#### [Exercise details]
Search the records below for the word "matplotlib" and show every line where it occurs.

#### [Records to process]
......

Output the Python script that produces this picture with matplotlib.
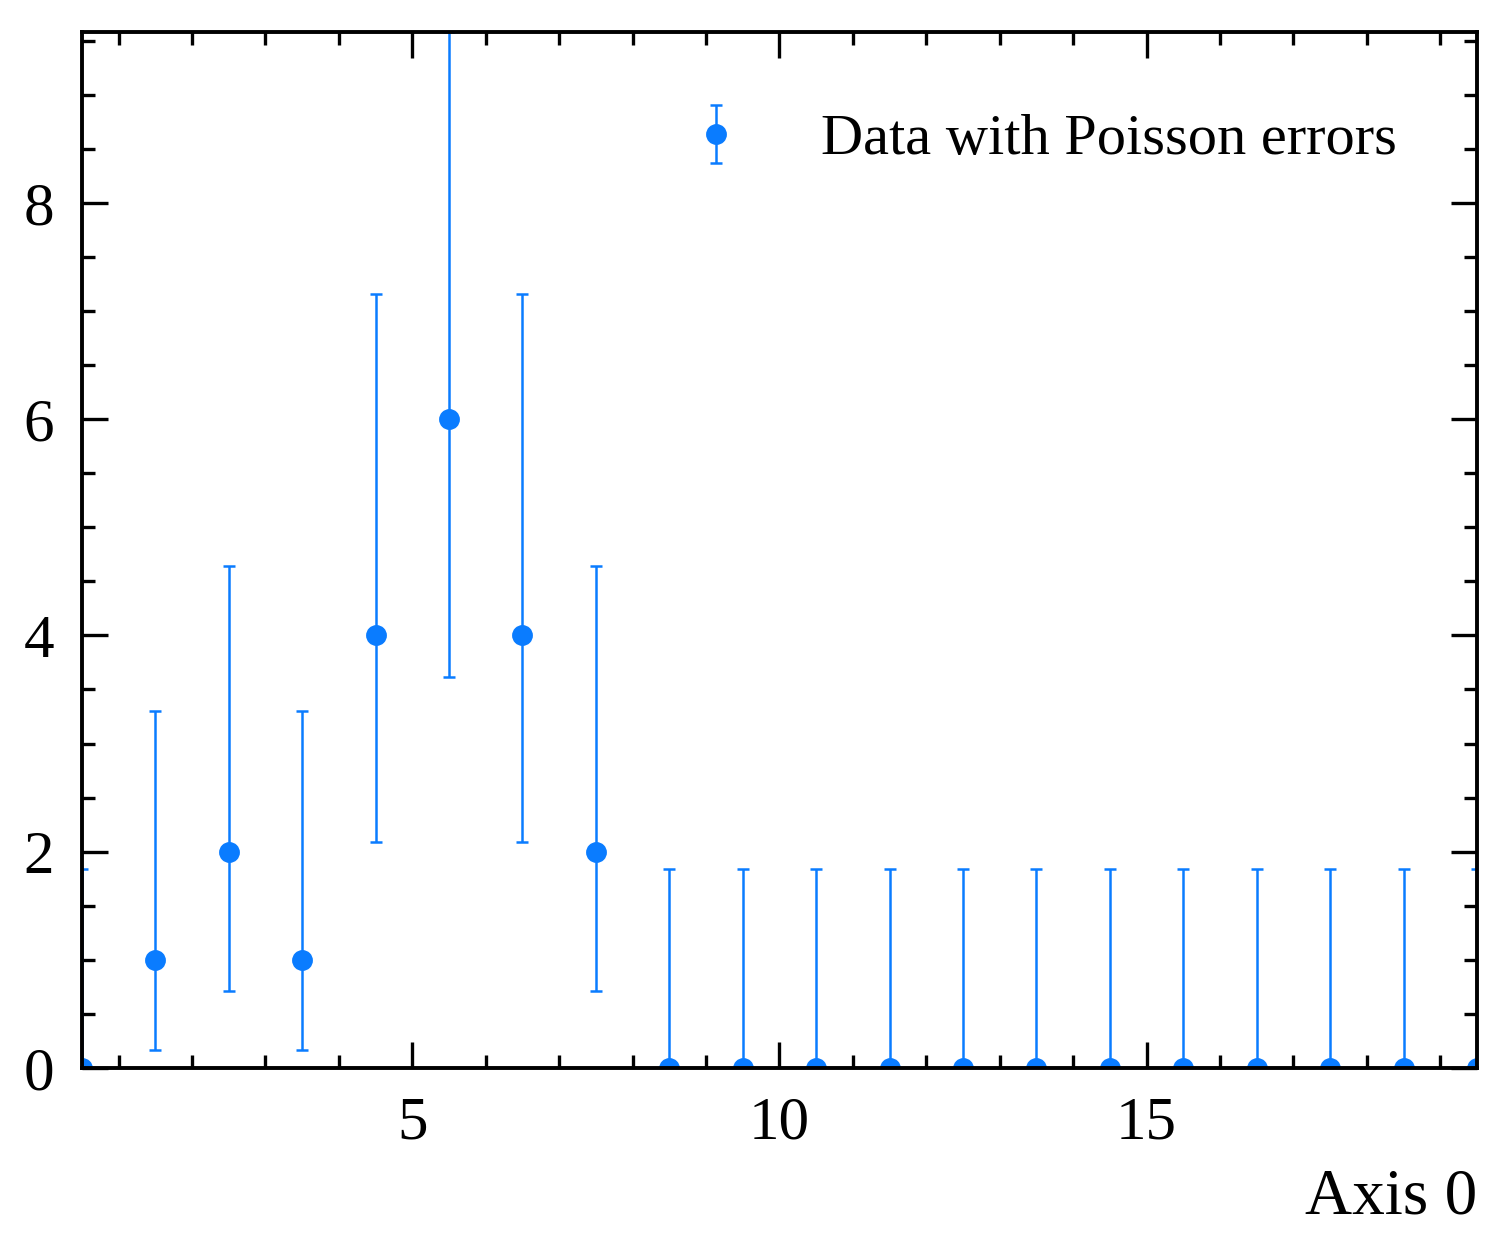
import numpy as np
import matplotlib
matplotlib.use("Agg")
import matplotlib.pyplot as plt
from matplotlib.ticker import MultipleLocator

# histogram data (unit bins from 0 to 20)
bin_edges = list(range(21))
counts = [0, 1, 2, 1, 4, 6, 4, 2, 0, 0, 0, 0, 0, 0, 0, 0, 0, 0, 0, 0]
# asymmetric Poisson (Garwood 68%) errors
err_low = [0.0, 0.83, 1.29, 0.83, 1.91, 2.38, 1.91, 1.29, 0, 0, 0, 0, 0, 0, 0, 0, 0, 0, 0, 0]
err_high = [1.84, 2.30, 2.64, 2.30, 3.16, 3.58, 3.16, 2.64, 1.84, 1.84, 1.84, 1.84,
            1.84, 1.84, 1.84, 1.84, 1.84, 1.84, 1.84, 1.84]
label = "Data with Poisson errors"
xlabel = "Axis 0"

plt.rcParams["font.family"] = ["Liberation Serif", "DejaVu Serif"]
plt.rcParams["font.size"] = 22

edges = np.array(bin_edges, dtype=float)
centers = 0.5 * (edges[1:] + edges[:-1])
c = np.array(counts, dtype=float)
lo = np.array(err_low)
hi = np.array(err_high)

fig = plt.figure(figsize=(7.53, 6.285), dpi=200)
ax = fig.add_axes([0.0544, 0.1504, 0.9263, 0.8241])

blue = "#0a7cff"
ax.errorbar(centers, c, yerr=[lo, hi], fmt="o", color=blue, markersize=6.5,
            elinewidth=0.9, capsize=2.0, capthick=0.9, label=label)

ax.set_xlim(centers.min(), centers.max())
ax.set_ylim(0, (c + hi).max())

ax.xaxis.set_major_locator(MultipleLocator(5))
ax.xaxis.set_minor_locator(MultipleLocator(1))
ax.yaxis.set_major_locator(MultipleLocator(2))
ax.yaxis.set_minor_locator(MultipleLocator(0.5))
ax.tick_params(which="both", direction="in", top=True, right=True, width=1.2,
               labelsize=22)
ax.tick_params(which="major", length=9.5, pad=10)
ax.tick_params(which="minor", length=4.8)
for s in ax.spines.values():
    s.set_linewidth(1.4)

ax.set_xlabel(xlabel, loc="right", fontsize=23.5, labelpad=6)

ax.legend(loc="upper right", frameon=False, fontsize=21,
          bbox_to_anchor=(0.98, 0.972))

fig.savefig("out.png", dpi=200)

......

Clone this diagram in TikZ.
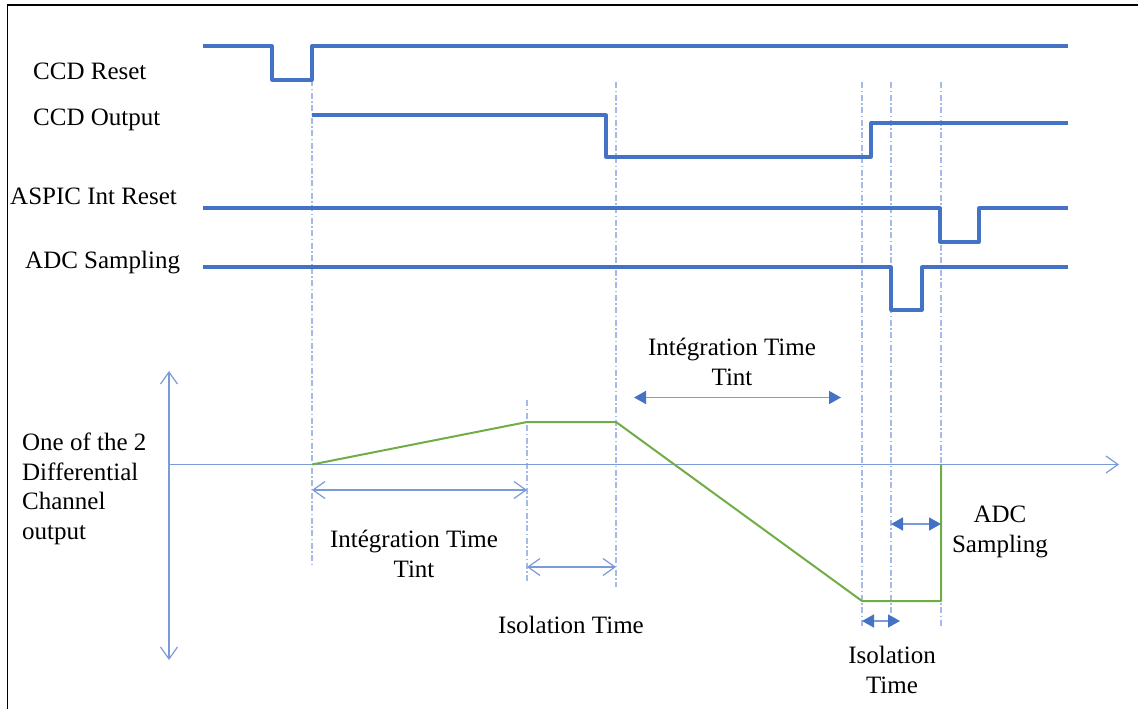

......

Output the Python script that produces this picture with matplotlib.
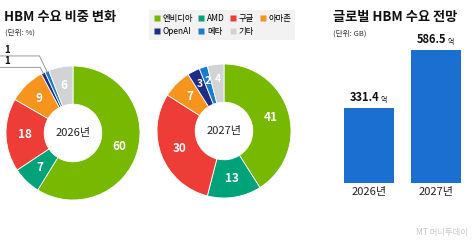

......

#### [Solution to this exercise]
Output the Python script that produces this picture with matplotlib.
import matplotlib
matplotlib.use("Agg")
import matplotlib.pyplot as plt
from matplotlib.ticker import MultipleLocator
Output the Python script that produces this picture with matplotlib.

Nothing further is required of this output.